I was about to make these points from a television studio in Manchester, when a disembodied BBC voice cut in on the line from London.

"Are you aware," said the voice, "that the BBC has imposed a ban on any mention of Mr Peter Mandelson's private life?"

I told the voice that actually I had no intention of discussing Mr Mandelson in any way. But if I wished to, I should have been free to do so. I had not left the BBC in order to be censored by it.

Politicians are public figures and actually entitled to very little private life. Their families, on the other hand - wives, partners, children - are entitled to have their privacy respected: but that is another matter.

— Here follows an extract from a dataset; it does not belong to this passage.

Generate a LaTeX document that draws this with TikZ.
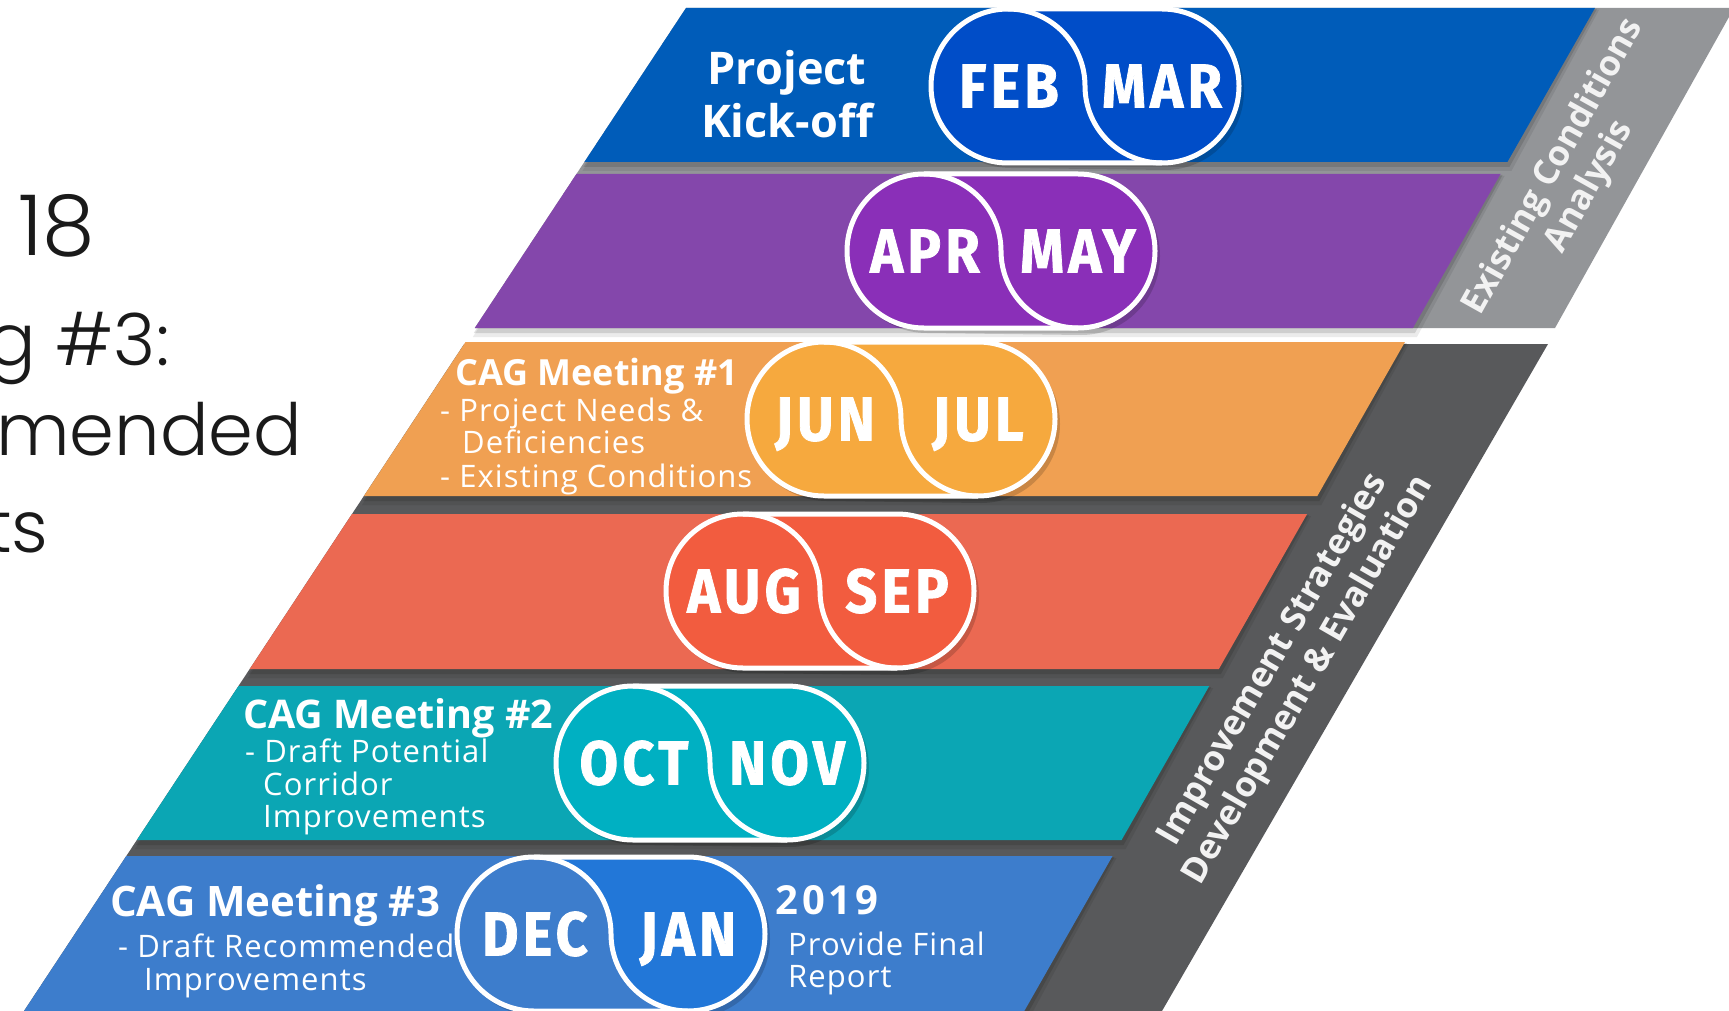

I regard the BBC's action in this case as disgraceful and unprecedented, and a sad example of its present loss of confidence. The ban will be unsustainable. It gives rise to further questions: who else may be admitted to the list of the BBC's protected species? Is it necessary, to qualify for this special status, to be a friend of Sir John Birt, the BBC's director general? Is it a private club or can I join?

I have had some personal experience of having my own personal life intruded into, and so have those close to me. I have no objection on my own behalf, but a great deal of objection on theirs.

The BBC has not only manoeuvred itself into an absurd position. It has done Mr Mandelson no service at all, by drawing attention and publicity to a total non-issue.

Provided that he does his job competently - and he does it very competently - Mr Mandelson's sexuality is a matter of no importance. It does not bother me, and I doubt if it bothers many others, either. He has a right to talk about it if he so wishes. And he has an equal right not to talk about it.

But I am deeply troubled by the BBC's prohibition. Sir John Birt's BBC is not the BBC that I joined. Nor is it, substantially, the BBC that I worked in. It must evict the thought police in its midst. It can then return to its proper role, as the voice of a free people.